At a recent SMB Forum event, ChannelPro asked three experienced providers of cybersecurity services to explain exactly what that term means and how to put it into practice with end users. Here are their thoughts on three fundamental questions about a critical concept.
1. What is zero-trust security?
More than a specific technology, or even a set of them, zero-trust security is a mindset in which no person, process, application, or endpoint—inside or outside the network—is considered implicitly trustworthy, and every attempt to access any resource must prove that it comes from a legitimate source with appropriate privileges.
“I think about it in terms of authentication,” says Michael O’Hara, principal consultant at MEDSEC Privacy Consulting, a healthcare industry cybersecurity service provider. “What you’re really looking at is who’s trying to access the data, who or what has the ability and the rights to access the data, and how is that being monitored so that at any given time a person trying to access a workload, whether it’s in the cloud or on-prem, is authenticated and validated.”
That, in turn, is fundamentally an exercise in defining, setting, and enforcing sound policies, according to Bruce McCully, chief security officer at Nashville, Tenn.-based Galactic Networks, a managed security services provider. “What we’re doing with our partners and other MSPs to help them protect themselves is really help them get to a point where they’re managing these different policies and basically monitoring them for changes and abuse, rather than just throwing on more and more agents and hoping that the next anti-virus is going to protect them,” he says.
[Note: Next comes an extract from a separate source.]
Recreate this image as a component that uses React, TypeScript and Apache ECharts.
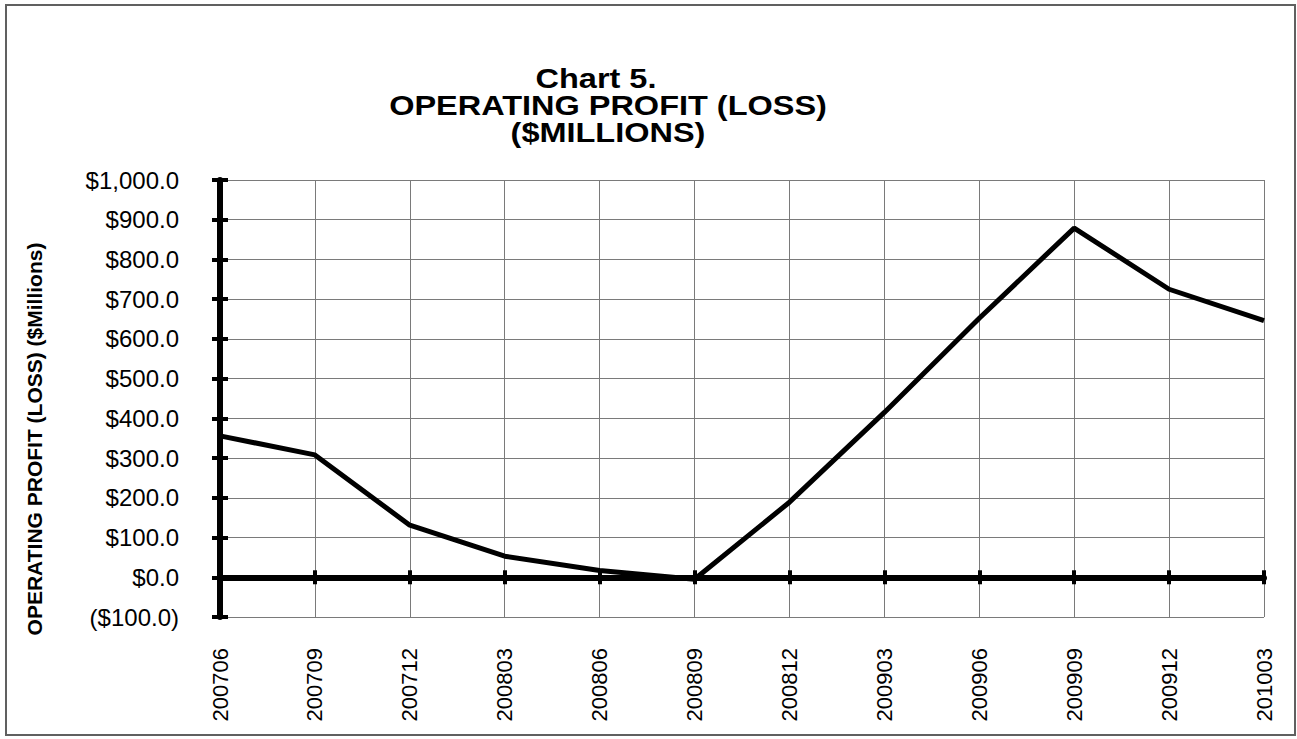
import React, { useEffect, useRef } from "react";
import * as echarts from "echarts";

const categories = ["200706", "200709", "200712", "200803", "200806", "200809", "200812", "200903", "200906", "200909", "200912", "201003"];
const profitValues = [356, 308, 131, 53, 17, -5, 189, 415, 652, 879, 725, 646];
const titleLines = ["Chart 5.", "OPERATING PROFIT (LOSS)", "($MILLIONS)"];
const yAxisTitle = "OPERATING PROFIT (LOSS) ($Millions)";
const yMin = -100;
const yMax = 1000;
const yStep = 100;

const FONT = "'Liberation Sans', Arial, sans-serif";

function fmt(v: number): string {
  const s = "$" + Math.abs(v).toLocaleString("en-US", { minimumFractionDigits: 1, maximumFractionDigits: 1 });
  return v < 0 ? "(" + s + ")" : s;
}

export default function App() {
  const ref = useRef<HTMLDivElement>(null);
  useEffect(() => {
    if (!ref.current) return;
    const chart = echarts.init(ref.current, null, { renderer: "svg" });
    const baseY = {
      type: "value" as const,
      min: yMin,
      max: yMax,
      interval: yStep,
      position: "left" as const,
    };
    const baseX = {
      type: "category" as const,
      data: categories,
      boundaryGap: false,
      position: "bottom" as const,
    };
    const titleCenters = [
      { x: 596, y: 78 },
      { x: 608, y: 105 },
      { x: 608, y: 132 },
    ];
    const titleGraphics = titleLines.map((t, i) => ({
      type: "text",
      x: titleCenters[i].x,
      y: titleCenters[i].y,
      scaleX: 1.16,
      style: {
        text: t,
        font: "bold 28px " + FONT,
        fill: "#000",
        textAlign: "center",
        textVerticalAlign: "middle",
      },
    }));
    chart.setOption({
      animation: false,
      backgroundColor: "#ffffff",
      grid: { left: 220, right: 33, top: 180, bottom: 122, containLabel: false },
      xAxis: [
        {
          ...baseX,
          axisLine: { show: false, onZero: false },
          axisTick: { show: false },
          axisLabel: { rotate: 90, margin: 31, fontSize: 22, fontFamily: FONT, color: "#000" },
          splitLine: { show: true, lineStyle: { color: "#7a7a7a", width: 1 } },
        },
        {
          ...baseX,
          axisLine: { show: true, onZero: true, lineStyle: { color: "#000", width: 6 } },
          axisTick: { show: true, inside: false, length: 7, lineStyle: { color: "#000", width: 4 } },
          axisLabel: { show: false },
          splitLine: { show: false },
        },
        {
          ...baseX,
          axisLine: { show: false, onZero: true },
          axisTick: { show: true, inside: true, length: 7, lineStyle: { color: "#000", width: 4 } },
          axisLabel: { show: false },
          splitLine: { show: false },
        },
      ],
      yAxis: [
        {
          ...baseY,
          axisLine: { show: true, lineStyle: { color: "#000", width: 6 } },
          axisTick: { show: true, inside: false, length: 8, lineStyle: { color: "#000", width: 4 } },
          axisLabel: { margin: 41, fontSize: 24, fontFamily: FONT, color: "#000", formatter: (v: number) => fmt(v) },
          splitLine: { show: true, lineStyle: { color: "#7a7a7a", width: 1 } },
        },
        {
          ...baseY,
          axisLine: { show: false },
          axisTick: { show: true, inside: true, length: 8, lineStyle: { color: "#000", width: 4 } },
          axisLabel: { show: false },
          splitLine: { show: false },
        },
      ],
      series: [
        {
          type: "line",
          data: profitValues,
          xAxisIndex: 0,
          yAxisIndex: 0,
          showSymbol: false,
          symbol: "none",
          lineStyle: { color: "#000", width: 5 },
          z: 5,
        },
      ],
      graphic: [
        {
          type: "rect",
          shape: { x: 6, y: 5, width: 1289, height: 730 },
          style: { fill: "none", stroke: "#606060", lineWidth: 2 },
          silent: true,
        },
        ...titleGraphics,
        {
          type: "text",
          x: 34,
          y: 439,
          rotation: Math.PI / 2,
          style: {
            text: yAxisTitle,
            font: "bold 21px " + FONT,
            fill: "#000",
            textAlign: "center",
            textVerticalAlign: "middle",
          },
        },
      ],
    });
    return () => chart.dispose();
  }, []);
  return <div ref={ref} style={{ position: "fixed", left: 0, top: 0, width: 1297, height: 739 }} />;
}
O’Hara stresses the particular importance of policies that give people everything they need to do their job—but nothing more—by assigning access rights on a “least privilege necessary” basis. The same logic should apply to applications, hardware, and everything else, he adds.
“When we think about traditional least privilege, it’s for users,” O’Hara notes. “We don’t really think about that when we’re talking about our workloads or our network equipment or our servers.”